Bad Girl. Actes Sud (purchase at Amazon.ca)
Bad Girl de Nancy Huston se présente sous la forme d’un arbre généalogique linéaire. S’y enchainent de courts chapitres, qui font rarement plus d’une page, semblables à des vignettes dans lesquelles l’écrivaine fait le portrait de ses ancêtres, en remontant jusqu’à ses grands-parents. Ces vignettes font ensuite place au récit de la vie future de Dorrit, l’héroïne autobiographique au nom emprunté à celle d’un roman de Charles Dickens. S’intercale par ailleurs entre le récit du passé et du futur de la petite Dorrit, celui, imaginé, de la grossesse de sa mère.
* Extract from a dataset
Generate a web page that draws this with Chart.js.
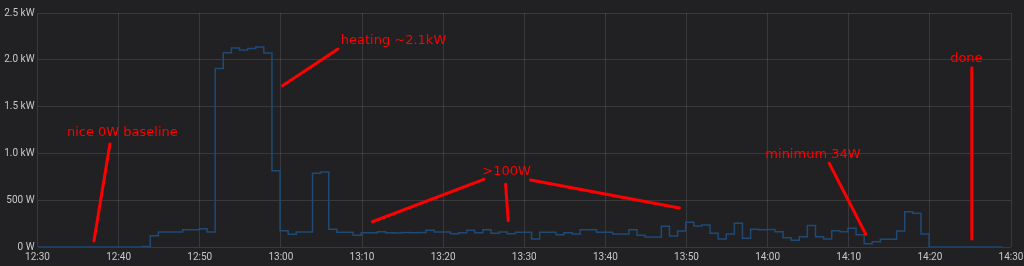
<!DOCTYPE html>
<html>
<head>
<meta charset="utf-8">
<script src="https://cdn.jsdelivr.net/npm/chart.js@4/dist/chart.umd.min.js"></script>
<style>
  html, body { margin: 0; padding: 0; background: #212124; }
  #wrap { width: 1024px; height: 266px; }
</style>
</head>
<body>
<div id="wrap"><canvas id="powerChart"></canvas></div>
<script>
// minutes after 12:30, one sample per minute (each step starts a few seconds before the minute)
const startMinutes = 12 * 60 + 30;
const sampleOffset = -0.1;
const watts = [
  0, 0, 0, 0, 0, 0, 0, 0, 0, 0, 0, 0, 0, 5,
  120, 160, 160, 160, 185, 185, 195, 160,
  1908, 2075, 2125, 2104, 2120, 2136, 2072, 815,
  174, 135, 160, 160, 787, 800, 189,
  157, 157, 125, 153, 153, 163, 153, 150, 155, 152, 155, 178, 160, 160,
  142, 153, 178, 153, 185, 146, 160, 142, 157, 157,
  85, 157, 157, 131, 153, 139, 185, 185, 157, 157,
  139, 139, 185, 125, 107, 107, 221, 117, 171, 264,
  224, 235, 146, 85, 139, 253, 93, 189, 185, 188,
  163, 100, 71, 110, 231, 110, 85, 174, 163, 199,
  131, 34, 57, 82, 82, 171, 377, 360, 139,
  0, 0, 0, 0, 0, 0, 0, 0, 0, 0
];
const yTicks = [0, 500, 1000, 1500, 2000, 2500];

// hand-drawn notes, placed in data units (minutes, watts)
const noteTexts = ["nice 0W baseline", "heating ~2.1kW", ">100W", "minimum 34W", "done"];
const noteAnchors = [[3.63, 1223], [37.38, 2200], [54.83, 804], [89.72, 983], [112.5, 2015]];
const noteStrokes = [
  [[8.93, 1100], [6.96, 64]],
  [[37.04, 2115], [30.2, 1723]],
  [[55.02, 723], [41.28, 270]],
  [[57.7, 670], [58.03, 281]],
  [[60.78, 716], [79.13, 417]],
  [[97.6, 894], [102.1, 136]],
  [[115.17, 1915], [115.17, 85]]
];

const points = watts.map((w, i) => ({ x: i === 0 ? 0 : i + sampleOffset, y: w }));

function clockLabel(v) {
  const t = startMinutes + v;
  const h = Math.floor(t / 60);
  const m = t % 60;
  return h + ":" + String(m).padStart(2, "0");
}

function powerLabel(v) {
  return v < 1000 ? v + " W" : (v / 1000).toFixed(1) + " kW";
}

const notesPlugin = {
  id: "notes",
  afterDatasetsDraw(chart) {
    const { ctx, scales } = chart;
    const px = (p) => [scales.x.getPixelForValue(p[0]), scales.y.getPixelForValue(p[1])];
    ctx.save();
    ctx.strokeStyle = "#ff0000";
    ctx.lineWidth = 3;
    ctx.lineCap = "round";
    noteStrokes.forEach(([a, b]) => {
      const pa = px(a);
      const pb = px(b);
      ctx.beginPath();
      ctx.moveTo(pa[0], pa[1]);
      ctx.lineTo(pb[0], pb[1]);
      ctx.stroke();
    });
    ctx.fillStyle = "#ff0000";
    ctx.font = '13px "DejaVu Sans"';
    ctx.textAlign = "left";
    ctx.textBaseline = "middle";
    noteTexts.forEach((text, i) => {
      const p = px(noteAnchors[i]);
      ctx.fillText(text, p[0], p[1]);
    });
    ctx.restore();
  },
};

new Chart(document.getElementById("powerChart"), {
  type: "line",
  data: {
    datasets: [
      {
        label: "Power",
        data: points,
        stepped: true,
        borderColor: "#1e4a75",
        borderWidth: 1.5,
        pointRadius: 0,
        fill: false,
      },
    ],
  },
  options: {
    responsive: true,
    maintainAspectRatio: false,
    animation: false,
    layout: { padding: { top: 13, right: 0, left: 0, bottom: 0 } },
    plugins: {
      legend: { display: false },
      tooltip: { enabled: false },
    },
    scales: {
      x: {
        type: "linear",
        min: 0,
        max: 120,
        border: { display: false },
        grid: { color: "rgba(255,255,255,0.11)", drawTicks: false },
        ticks: {
          stepSize: 10,
          padding: 4,
          color: "#c8c8c8",
          font: { family: "Roboto", size: 10 },
          maxRotation: 0,
          callback: clockLabel,
        },
        afterFit(scale) {
          scale.height = 19;
          scale.paddingRight = 13;
        },
      },
      y: {
        min: 0,
        max: 2500,
        border: { display: false },
        grid: { color: "rgba(255,255,255,0.11)", drawTicks: false },
        afterBuildTicks(scale) { scale.ticks = yTicks.map((v) => ({ value: v })); },
        ticks: {
          padding: 3,
          color: "#c8c8c8",
          font: { family: "Roboto", size: 10 },
          callback: powerLabel,
        },
        afterFit(scale) {
          scale.width = 37.5;
          scale.paddingTop = 0;
        },
      },
    },
  },
  plugins: [notesPlugin],
});
</script>
</body>
</html>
Le texte se finit sur une mise au monde dont au comprend qu’elle est à la fois la naissance d’une petite fille et d’une écrivaine.
Cette structure qui fait alterner récit des autres et récit de soi défend mieux qu’une thèse la conviction au cœur de ce texte, qui semble être que l’autobiographie est intersubjective et intergénérationnelle, ou en d’autres termes, que « je » est les autres, et que les autres font « je ». Ce que confirment les choix stylistiques inhabituels de Bad Girl où l’héroïne s’adresse à elle-même à la deuxième personne du singulier (c’était déjà le cas dans la très belle biographie de Romain Gary par la même auteure) et où le futur récurrent, parfois lourd à la lecture, annonce et prédit le devenir d’une petite fille en écrivaine. Le récit de Nancy Huston est donc une autobiographie d’un genre nouveau qui se concentre sur la généalogie d’une écriture individuelle. Il s’agit pour l’héroïne d’exposer et de comprendre les motifs récurrents de ses écrits – le thème juif, l’avortement ou encore les enfants battus – ainsi que les raisons expliquant son besoin de créer par les mots et par la musique.
Malgré la beauté du texte, l’érudition et l’émotion qui s’en dégagent, on peut reprocher à Bad Girl de verser parfois dans l’apitoiement. Surtout, on peut y lire la construction d’une mythologie personnelle qui puise sa source dans le grand Mythe psychanalytique et psychologique de la famille comme explication et prédestination de l’individu. En ce sens, l’épigraphe du livre empruntée à Roland Barthes est une clé de lecture : « Tout ceci doit-être considéré comme dit par un personnage de roman ». C’est bien un personnage qui retrace dans Bad Girl ses classes de littérature, qui trouve les raisons de son devenir d’écrivaine dans la vie de ses ancêtres, et qui transforme la suite chronologique des évènements de sa vie en un processus logique, en un destin intergénérationnel. On peut donc considérer la citation finale comme un ultime geste de sincérité ou bien comme une dénégation dérangeante qui protège l’incomplétude du récit. Car, qu’en est-il des cours de littérature auxquelles Nancy Huston a assisté dans une salle de classe? Des rencontres autres que celle des membres familiaux qui ont certainement aussi forgé son talent et son écriture? De ses lectures fétiches? De la poésie des mots, du plaisir esthétique des textes particuliers qui l’ont faite écrivaine? Bref, si ce récit est l’histoire de la destinée d’une femme de lettres, on peut lui reprocher de manquer de littérature.